The other Watchers taught additional forbidden arts: astronomy, the cutting of roots, incantations, the movements of the moon. The Ginzberg account from the Legends of the Jews, assembled from diverse midrashic sources in the early 20th century, specifies that from these unions sprang not only giants but evil spirits who would continue to harm humanity long after the Flood. The Flood drowned the bodies. The spirits survived.
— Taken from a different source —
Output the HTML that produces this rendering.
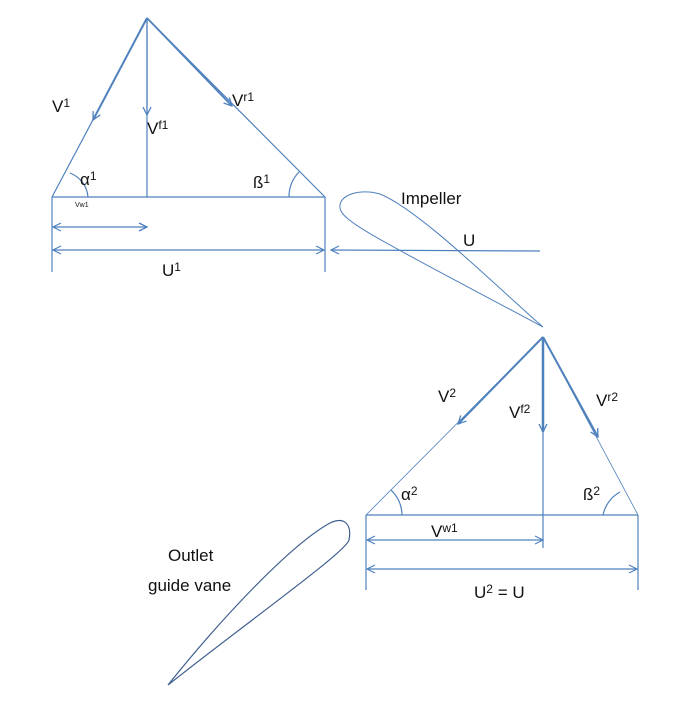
<!DOCTYPE html>
<html><head><style>
body{margin:0;background:#fff;}
svg text{font-family:"Liberation Sans","DejaVu Sans",sans-serif;fill:#111;}
</style></head><body>
<svg width="688" height="704" viewBox="0 0 688 704" xmlns="http://www.w3.org/2000/svg">
<defs>
<marker id="a" markerWidth="10" markerHeight="10" refX="9" refY="5" orient="auto" markerUnits="userSpaceOnUse">
<path d="M1,1 L9,5 L1,9" fill="none" stroke="#4f81bd" stroke-width="1.3"/>
</marker>
</defs>
<g stroke="#4f81bd" fill="none" stroke-width="1.2">
<!-- top triangle -->
<line x1="52" y1="197" x2="325" y2="197"/>
<line x1="147" y1="18" x2="52" y2="197"/>
<line x1="147" y1="18" x2="325" y2="197"/>
<line x1="147" y1="18" x2="147" y2="197"/>
<line x1="147" y1="18" x2="93" y2="120" stroke-width="2" marker-end="url(#a)"/>
<line x1="147" y1="18" x2="147" y2="115" marker-end="url(#a)"/>
<line x1="147" y1="18" x2="232" y2="106" stroke-width="1.8" marker-end="url(#a)"/>
<path d="M70,173 A28,28 0 0 1 88,197"/>
<path d="M289,197 A36,36 0 0 1 299,172"/>
<line x1="52" y1="197" x2="52" y2="272"/>
<line x1="325" y1="197" x2="325" y2="272"/>
<line x1="54" y1="227" x2="147" y2="227" marker-start="url(#a)" marker-end="url(#a)" style="marker-start:none"/>
<path d="M61,223 L53,227 L61,231"/>
<line x1="53" y1="250" x2="324" y2="250"/>
<path d="M61,246 L53,250 L61,254"/>
<path d="M316,246 L324,250 L316,254"/>
<!-- U arrow -->
<line x1="331" y1="250" x2="540" y2="251"/>
<path d="M339,246 L331,250 L339,254"/>
<!-- impeller -->
<path d="M543,327 C500,290 420,210 380,194 C360,188 338,195 340,208 C342,222 380,240 543,327 Z" stroke-width="1"/>
<!-- bottom triangle -->
<line x1="366" y1="515" x2="638" y2="515"/>
<line x1="543" y1="337" x2="366" y2="515" stroke-width="0.8"/>
<line x1="543" y1="337" x2="638" y2="515" stroke-width="0.8"/>
<line x1="543" y1="337" x2="543" y2="548"/>
<line x1="543" y1="337" x2="458" y2="424" stroke-width="2" marker-end="url(#a)"/>
<line x1="543" y1="337" x2="543" y2="432" stroke-width="2.5" marker-end="url(#a)"/>
<line x1="543" y1="337" x2="598" y2="437" stroke-width="2" marker-end="url(#a)"/>
<path d="M391,490 A36,36 0 0 1 402,515"/>
<path d="M603,515 A34,34 0 0 1 620,492"/>
<line x1="366" y1="515" x2="366" y2="590"/>
<line x1="638" y1="515" x2="638" y2="590"/>
<line x1="367" y1="540" x2="543" y2="540"/>
<path d="M375,536 L367,540 L375,544"/>
<path d="M535,536 L543,540 L535,544"/>
<line x1="367" y1="569" x2="637" y2="569"/>
<path d="M375,565 L367,569 L375,573"/>
<path d="M629,565 L637,569 L629,573"/>
<!-- outlet vane -->
<path d="M168,685 C220,620 290,545 330,523 C345,516 352,525 349,540 C346,552 250,620 168,685 Z" stroke="#3f5f8f" stroke-width="1.2"/>
</g>
<g font-size="17">
<text x="52" y="112">V<tspan font-size="12" dy="-5">1</tspan></text>
<text x="147" y="134">V<tspan font-size="12" dy="-5">f1</tspan></text>
<text x="232" y="106">V<tspan font-size="12" dy="-5">r1</tspan></text>
<text x="80" y="185">α<tspan font-size="12" dy="-5">1</tspan></text>
<text x="253" y="188">ß<tspan font-size="12" dy="-5">1</tspan></text>
<text x="75" y="207" font-size="7">Vw1</text>
<text x="162" y="276">U<tspan font-size="12" dy="-5">1</tspan></text>
<text x="401" y="204">Impeller</text>
<text x="463" y="246">U</text>
<text x="438" y="402">V<tspan font-size="12" dy="-5">2</tspan></text>
<text x="509" y="418">V<tspan font-size="12" dy="-5">f2</tspan></text>
<text x="596" y="406">V<tspan font-size="12" dy="-5">r2</tspan></text>
<text x="401" y="500">α<tspan font-size="12" dy="-5">2</tspan></text>
<text x="583" y="500">ß<tspan font-size="12" dy="-5">2</tspan></text>
<text x="431" y="537">V<tspan font-size="12" dy="-5">w1</tspan></text>
<text x="474" y="598">U<tspan font-size="12" dy="-5">2</tspan><tspan dy="5"> = U</tspan></text>
<text x="168" y="561">Outlet</text>
<text x="148" y="591">guide vane</text>
</g>
</svg>
</body></html>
The Four Archangels Answer

The cries of the dead rose to heaven. Michael, Uriel, Raphael, and Gabriel heard them and brought the case before God. God issued four separate commissions. Uriel was sent to warn Noah. Raphael was sent to bind Azazel, hand and foot, and cast him into darkness in the desert of Dudael, covering him with rocks, a seal over his face, until the Day of Judgment. Gabriel was sent to destroy the giants from within, provoking them to war against each other. Michael was sent to bind Shemhazai.
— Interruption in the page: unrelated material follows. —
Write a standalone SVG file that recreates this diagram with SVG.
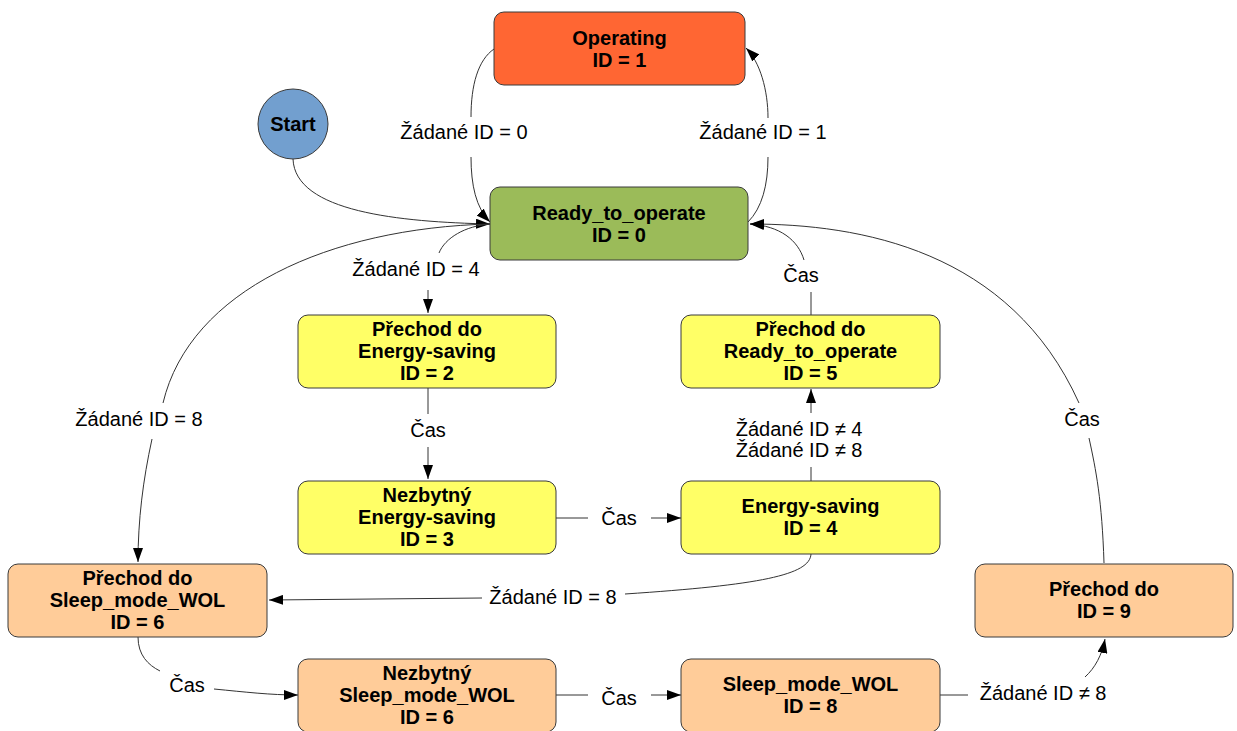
<svg xmlns="http://www.w3.org/2000/svg" width="1237" height="731" viewBox="0 0 1237 731">
  <style>
    .node rect, .node circle { stroke: #3a3a3a; stroke-width: 1; }
    .node text { font-family: "Liberation Sans", Arial, sans-serif; font-size: 20px; font-weight: bold; fill: #000; text-anchor: middle; }
    .edges path { fill: none; stroke: #333; stroke-width: 1; }
    .lbl { font-family: "Liberation Sans", Arial, sans-serif; font-size: 20px; fill: #000; text-anchor: middle; }
    .red { fill: #ff6633; }
    .green { fill: #9bbb59; }
    .yellow { fill: #ffff66; }
    .orange { fill: #ffcc99; }
    .blue { fill: #729fcf; }
  </style>
  <defs>
    <marker id="arrow" viewBox="0 0 14 10" refX="14" refY="5" markerWidth="14" markerHeight="10" markerUnits="userSpaceOnUse" orient="auto">
      <path d="M0,0 L14,5 L0,10 Z" fill="#000"/>
    </marker>
  </defs>
  <rect width="1237" height="731" fill="#fff"/>

  <!-- transitions -->
  <g class="edges">
    <!-- Operating -> Ready_to_operate -->
    <path d="M494,49 C478,60 471,85 471,117"/>
    <path d="M471,157 C471,185 476,208 490,222" marker-end="url(#arrow)"/>
    <!-- Ready_to_operate -> Operating -->
    <path d="M748,222 C762,208 768,185 768,157"/>
    <path d="M768,118 C768,90 760,62 746,48" marker-end="url(#arrow)"/>
    <!-- Start -> Ready_to_operate -->
    <path d="M293,159 C295,212 400,222 490,224" marker-end="url(#arrow)"/>
    <!-- Ready_to_operate -> Prechod Energy-saving -->
    <path d="M490,224 C465,226 445,238 439,253"/>
    <path d="M428,290 L428,313" marker-end="url(#arrow)"/>
    <!-- Ready_to_operate -> Prechod Sleep_mode_WOL -->
    <path d="M490,224 C330,228 190,290 163,403"/>
    <path d="M152,439 C143,480 138,520 138,562" marker-end="url(#arrow)"/>
    <!-- ID 2 -> ID 3 -->
    <path d="M428,388 L428,414"/>
    <path d="M428,447 L428,479" marker-end="url(#arrow)"/>
    <!-- ID 3 -> ID 4 -->
    <path d="M556,518 L588,518"/>
    <path d="M651,518 L681,518" marker-end="url(#arrow)"/>
    <!-- ID 4 -> ID 5 -->
    <path d="M811,481 L811,467"/>
    <path d="M811,413 L811,389" marker-end="url(#arrow)"/>
    <!-- ID 5 -> Ready_to_operate -->
    <path d="M811,315 L811,292"/>
    <path d="M804,260 C798,240 780,226 750,224" marker-end="url(#arrow)"/>
    <!-- ID 9 -> Ready_to_operate -->
    <path d="M1104,563 C1102,500 1096,470 1089,438"/>
    <path d="M1079,403 C1010,250 860,224 750,224" marker-end="url(#arrow)"/>
    <!-- ID 4 -> Prechod Sleep_mode_WOL -->
    <path d="M811,554 C810,575 760,585 625,594"/>
    <path d="M482,598 L269,600" marker-end="url(#arrow)"/>
    <!-- Prechod Sleep_mode_WOL -> Nezbytny Sleep_mode_WOL -->
    <path d="M138,637 C138,655 148,665 160,671"/>
    <path d="M214,689 C245,692 270,695 298,695" marker-end="url(#arrow)"/>
    <!-- Nezbytny Sleep_mode_WOL -> ID 8 -->
    <path d="M556,695 L588,695"/>
    <path d="M651,695 L681,695" marker-end="url(#arrow)"/>
    <!-- ID 8 -> Prechod ID 9 -->
    <path d="M940,695 L968,695"/>
    <path d="M1085,677 C1095,668 1102,655 1105,639" marker-end="url(#arrow)"/>
  </g>

  <!-- transition labels -->
  <g id="labels">
    <text class="lbl" x="464" y="139">Žádané ID = 0</text>
    <text class="lbl" x="763" y="139">Žádané ID = 1</text>
    <text class="lbl" x="416" y="276">Žádané ID = 4</text>
    <text class="lbl" x="139" y="426">Žádané ID = 8</text>
    <text class="lbl" x="428" y="437">Čas</text>
    <text class="lbl" x="619" y="525">Čas</text>
    <text class="lbl" x="799" y="436">Žádané ID ≠ 4</text>
    <text class="lbl" x="799" y="457">Žádané ID ≠ 8</text>
    <text class="lbl" x="801" y="282">Čas</text>
    <text class="lbl" x="1082" y="426">Čas</text>
    <text class="lbl" x="553" y="604">Žádané ID = 8</text>
    <text class="lbl" x="187" y="692">Čas</text>
    <text class="lbl" x="619" y="705">Čas</text>
    <text class="lbl" x="1043" y="700">Žádané ID ≠ 8</text>
  </g>

  <!-- states -->
  <g id="start" class="node">
    <circle class="blue" cx="293" cy="124" r="35"/>
    <text x="293" y="131">Start</text>
  </g>
  <g id="operating" class="node">
    <rect class="red" x="494" y="12" width="251" height="73" rx="10"/>
    <text x="619.5" y="45">Operating</text>
    <text x="619.5" y="67">ID = 1</text>
  </g>
  <g id="ready" class="node">
    <rect class="green" x="490" y="187" width="258" height="73" rx="10"/>
    <text x="619" y="220">Ready_to_operate</text>
    <text x="619" y="242">ID = 0</text>
  </g>
  <g id="id2" class="node">
    <rect class="yellow" x="298" y="315" width="258" height="73" rx="10"/>
    <text x="427" y="336">Přechod do</text>
    <text x="427" y="358">Energy-saving</text>
    <text x="427" y="380">ID = 2</text>
  </g>
  <g id="id3" class="node">
    <rect class="yellow" x="298" y="481" width="258" height="73" rx="10"/>
    <text x="427" y="502">Nezbytný</text>
    <text x="427" y="524">Energy-saving</text>
    <text x="427" y="546">ID = 3</text>
  </g>
  <g id="id5" class="node">
    <rect class="yellow" x="681" y="315" width="259" height="73" rx="10"/>
    <text x="810.5" y="336">Přechod do</text>
    <text x="810.5" y="358">Ready_to_operate</text>
    <text x="810.5" y="380">ID = 5</text>
  </g>
  <g id="id4" class="node">
    <rect class="yellow" x="681" y="481" width="259" height="73" rx="10"/>
    <text x="810.5" y="513">Energy-saving</text>
    <text x="810.5" y="535">ID = 4</text>
  </g>
  <g id="id6a" class="node">
    <rect class="orange" x="8" y="564" width="259" height="73" rx="10"/>
    <text x="137.5" y="585">Přechod do</text>
    <text x="137.5" y="607">Sleep_mode_WOL</text>
    <text x="137.5" y="629">ID = 6</text>
  </g>
  <g id="id6b" class="node">
    <rect class="orange" x="298" y="659" width="258" height="73" rx="10"/>
    <text x="427" y="680">Nezbytný</text>
    <text x="427" y="702">Sleep_mode_WOL</text>
    <text x="427" y="724">ID = 6</text>
  </g>
  <g id="id8" class="node">
    <rect class="orange" x="681" y="659" width="259" height="73" rx="10"/>
    <text x="810.5" y="691">Sleep_mode_WOL</text>
    <text x="810.5" y="713">ID = 8</text>
  </g>
  <g id="id9" class="node">
    <rect class="orange" x="975" y="564" width="258" height="73" rx="10"/>
    <text x="1104" y="596">Přechod do</text>
    <text x="1104" y="618">ID = 9</text>
  </g>
</svg>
Notice the hierarchy of punishment. Shemhazai would be bound and suspended between heaven and earth. He would hang upside down forever, in a posture of reversal, unable to return to either realm he had violated. Azazel, who had introduced weapons and the instruments of vanity into human society, received the harsher sentence: burial under stone in a desert pit, in darkness, until the end of time. The Ginzberg tradition preserves this distinction.
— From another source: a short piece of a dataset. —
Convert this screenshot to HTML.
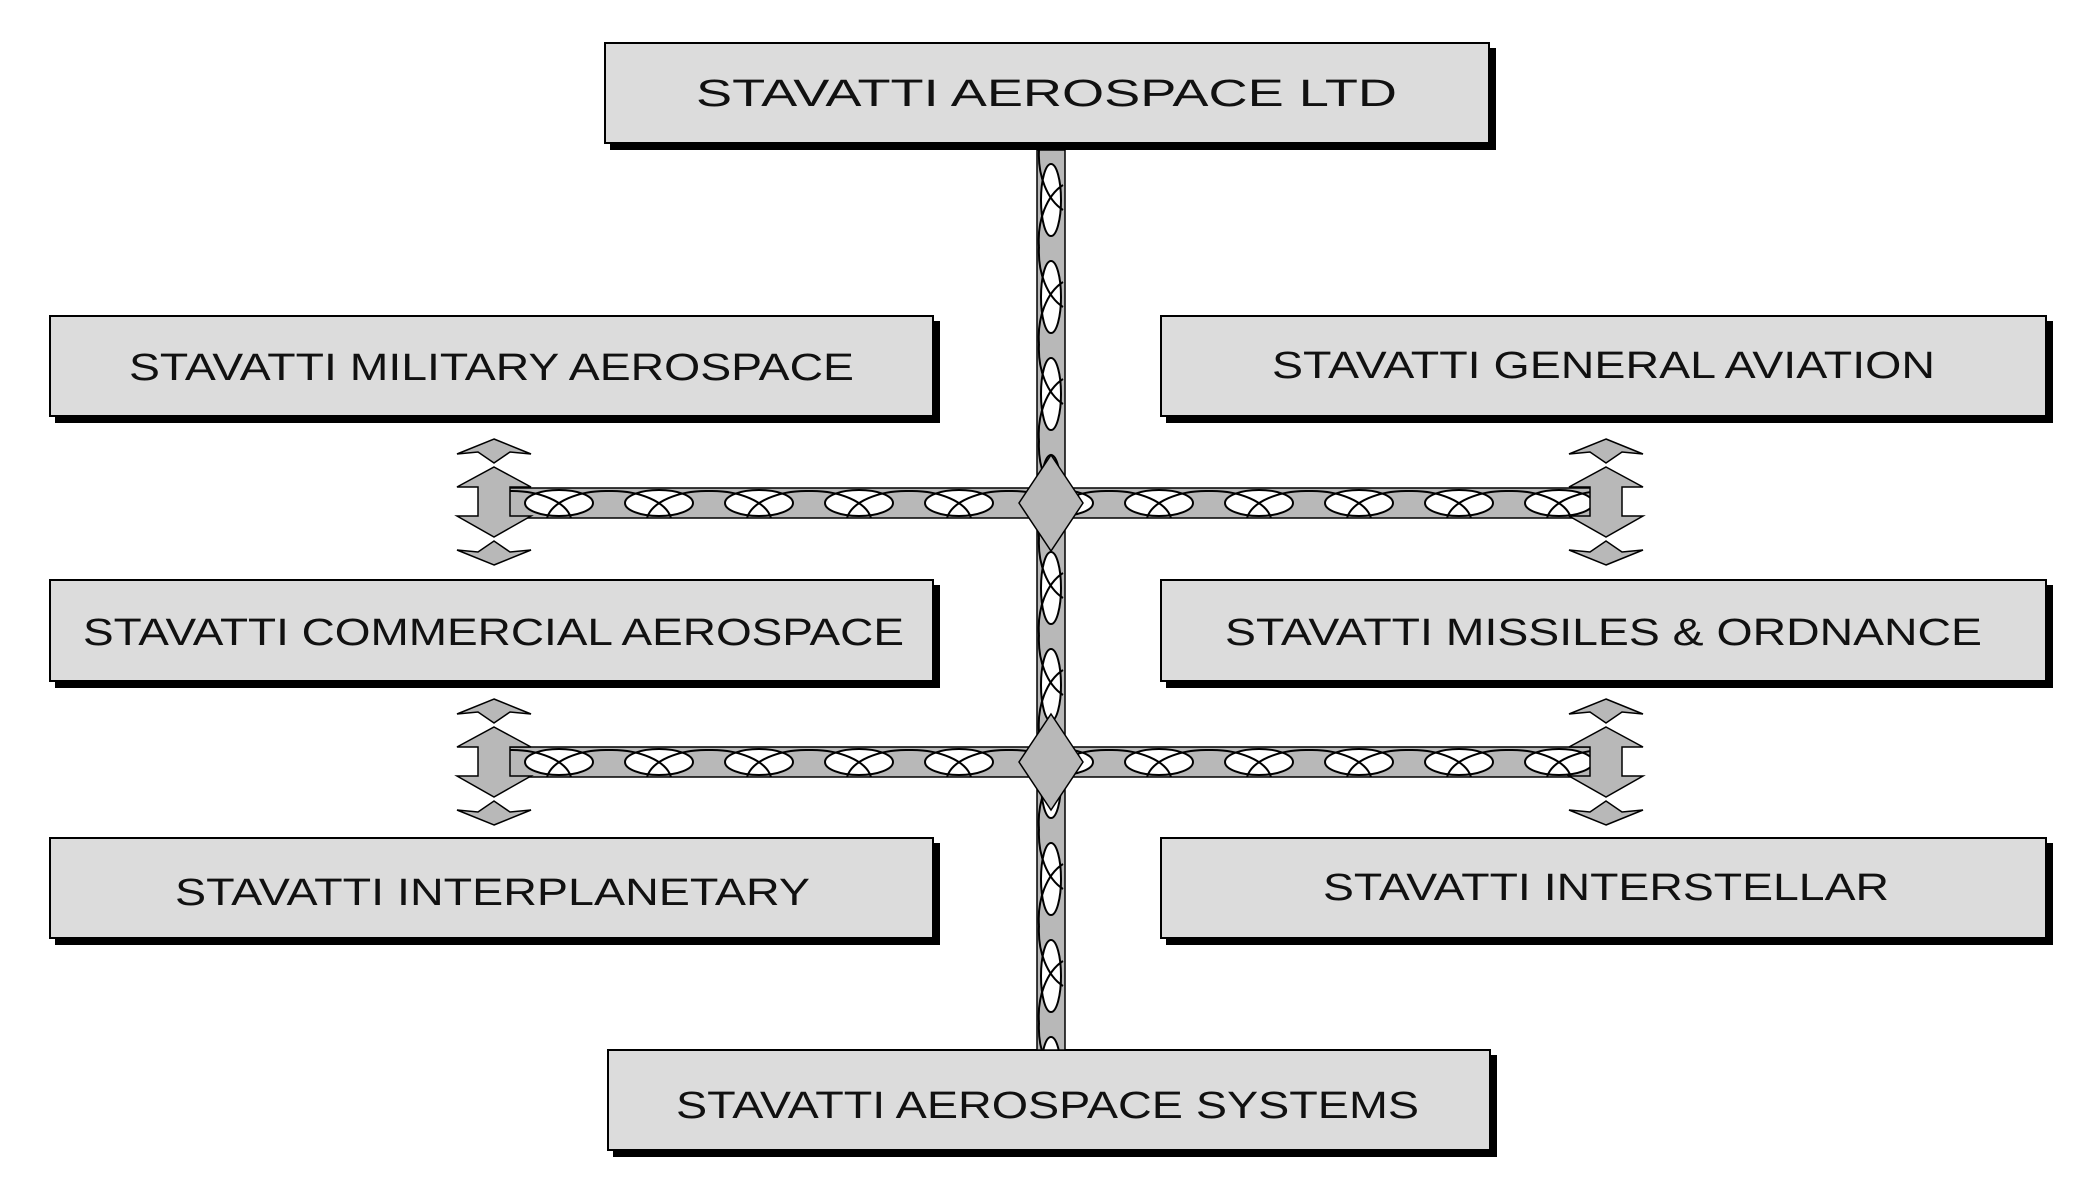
<!DOCTYPE html>
<html><head><meta charset="utf-8"><style>
html,body{margin:0;padding:0;background:#fff;}
svg{display:block;}
text{font-family:"Liberation Sans",sans-serif;font-size:38px;fill:#111;}
</style></head><body>
<svg width="2100" height="1200" viewBox="0 0 2100 1200" xmlns="http://www.w3.org/2000/svg">
<defs>
<pattern id="hp1" x="509" y="488" width="100" height="30" patternUnits="userSpaceOnUse">
  <rect x="0" y="0" width="100" height="30" fill="#b8b8b8"/>
  <ellipse cx="50" cy="15" rx="34" ry="13" fill="#fff" stroke="#000" stroke-width="2"/>
  <path d="M0 3 A60 32 0 0 1 62 30" fill="none" stroke="#000" stroke-width="2"/>
  <path d="M38 30 A60 32 0 0 1 100 3" fill="none" stroke="#000" stroke-width="2"/>
</pattern>
<pattern id="hp2" x="509" y="747" width="100" height="30" patternUnits="userSpaceOnUse">
  <rect x="0" y="0" width="100" height="30" fill="#b8b8b8"/>
  <ellipse cx="50" cy="15" rx="34" ry="13" fill="#fff" stroke="#000" stroke-width="2"/>
  <path d="M0 3 A60 32 0 0 1 62 30" fill="none" stroke="#000" stroke-width="2"/>
  <path d="M38 30 A60 32 0 0 1 100 3" fill="none" stroke="#000" stroke-width="2"/>
</pattern>
<pattern id="vp" x="1037" y="150" width="28" height="97" patternUnits="userSpaceOnUse">
  <rect x="0" y="0" width="28" height="97" fill="#b8b8b8"/>
  <ellipse cx="14" cy="50" rx="10" ry="36" fill="#fff" stroke="#000" stroke-width="2"/>
  <path d="M2 0 A40 60 0 0 0 26 60" fill="none" stroke="#000" stroke-width="2"/>
  <path d="M26 35 A40 60 0 0 0 2 97" fill="none" stroke="#000" stroke-width="2"/>
</pattern>
<g id="arr">
  <path d="M0 -63 L37 -48 L16 -50 L0 -39 L-16 -50 L-37 -48 Z" fill="#b8b8b8" stroke="#000" stroke-width="1.5"/>
  <path d="M0 -35 L37 -15 L16 -15 L16 14 L37 14 L0 35 L-37 14 L-16 14 L-16 -15 L-37 -15 Z" fill="#b8b8b8" stroke="#000" stroke-width="1.5"/>
  <path d="M0 63 L37 48 L16 50 L0 39 L-16 50 L-37 48 Z" fill="#b8b8b8" stroke="#000" stroke-width="1.5"/>
</g>
</defs>

<g stroke="#000" stroke-width="2">
  <rect x="611" y="49" width="884" height="100" fill="#000"/>
  <rect x="605" y="43" width="884" height="100" fill="#dcdcdc"/>
  <rect x="56" y="322" width="883" height="100" fill="#000"/>
  <rect x="50" y="316" width="883" height="100" fill="#dcdcdc"/>
  <rect x="1167" y="322" width="885" height="100" fill="#000"/>
  <rect x="1161" y="316" width="885" height="100" fill="#dcdcdc"/>
  <rect x="56" y="586" width="883" height="101" fill="#000"/>
  <rect x="50" y="580" width="883" height="101" fill="#dcdcdc"/>
  <rect x="1167" y="586" width="885" height="101" fill="#000"/>
  <rect x="1161" y="580" width="885" height="101" fill="#dcdcdc"/>
  <rect x="56" y="844" width="883" height="100" fill="#000"/>
  <rect x="50" y="838" width="883" height="100" fill="#dcdcdc"/>
  <rect x="1167" y="844" width="885" height="100" fill="#000"/>
  <rect x="1161" y="838" width="885" height="100" fill="#dcdcdc"/>
  <rect x="614" y="1056" width="882" height="100" fill="#000"/>
  <rect x="608" y="1050" width="882" height="100" fill="#dcdcdc"/>
</g>

<rect x="1037" y="150" width="28" height="900" fill="url(#vp)" stroke="#000" stroke-width="1.5"/>
<rect x="509" y="488" width="1090" height="30" fill="url(#hp1)" stroke="#000" stroke-width="1.5"/>
<rect x="509" y="747" width="1090" height="30" fill="url(#hp2)" stroke="#000" stroke-width="1.5"/>
<path d="M1051 455 L1083 503 L1051 551 L1019 503 Z" fill="#b8b8b8" stroke="#000" stroke-width="1.5"/>
<path d="M1051 714 L1083 762 L1051 810 L1019 762 Z" fill="#b8b8b8" stroke="#000" stroke-width="1.5"/>
<use href="#arr" x="494" y="502"/>
<use href="#arr" x="1606" y="502"/>
<use href="#arr" x="494" y="762"/>
<use href="#arr" x="1606" y="762"/>

<text x="696" y="106" textLength="701" lengthAdjust="spacingAndGlyphs">STAVATTI AEROSPACE LTD</text>
<text x="129" y="380" textLength="725" lengthAdjust="spacingAndGlyphs">STAVATTI MILITARY AEROSPACE</text>
<text x="1272" y="378" textLength="663" lengthAdjust="spacingAndGlyphs">STAVATTI GENERAL AVIATION</text>
<text x="83" y="645" textLength="821" lengthAdjust="spacingAndGlyphs">STAVATTI COMMERCIAL AEROSPACE</text>
<text x="1225" y="645" textLength="757" lengthAdjust="spacingAndGlyphs">STAVATTI MISSILES &amp; ORDNANCE</text>
<text x="175" y="905" textLength="635" lengthAdjust="spacingAndGlyphs">STAVATTI INTERPLANETARY</text>
<text x="1323" y="900" textLength="566" lengthAdjust="spacingAndGlyphs">STAVATTI INTERSTELLAR</text>
<text x="676" y="1118" textLength="743" lengthAdjust="spacingAndGlyphs">STAVATTI AEROSPACE SYSTEMS</text>
</svg>
</body></html>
Azazel and Abraham in the Apocalypse

Centuries later, a text called the Apocalypse of Abraham, which scholars date to roughly the 1st or 2nd century CE, places Azazel at a very different scene. Abraham is preparing to offer a sacrifice when an unclean bird swoops down on the divided animals. The bird speaks. It is Azazel.

Azazel tries to interrupt Abraham's vision, arguing that Abraham has no business ascending to God, that God has no love for humanity, that the whole enterprise of covenant and sacrifice is a mistake. Abraham silences him with the words given to him by the angel Iaoel, words that function as a seal, the same principle as Raphael's binding in Dudael. The right words, spoken in the right moment, contain what force alone cannot.

The Yom Kippur Connection

The name Azazel appears in the Torah itself. In (Leviticus 16:8-10), on Yom Kippur, one goat is offered to God and one is sent to Azazel in the wilderness. The rabbis wrestled with this verse for centuries. A goat sent to a bound and buried fallen angel?

The Talmud and midrash settled on an understanding consistent with everything the older texts record. The scapegoat is not a gift to Azazel. It is a return. Azazel introduced sin into the human community through the Watchers. On the day Israel atones for its sins, the accumulated weight of those transgressions is symbolically sent back to their source. The desert, where Azazel lies bound, receives what came from him in the first place.

The apocryphal literature about the Watchers, stretching from 1 Enoch through Jubilees through the Apocalypse of Abraham, forms one of the most internally consistent mythological systems in Jewish tradition. Azazel is not a chaos figure. He is a figure of specific transgression, specific punishment, and specific symbolic function. Every element connects to every other element. That coherence is part of what makes the tradition remarkable.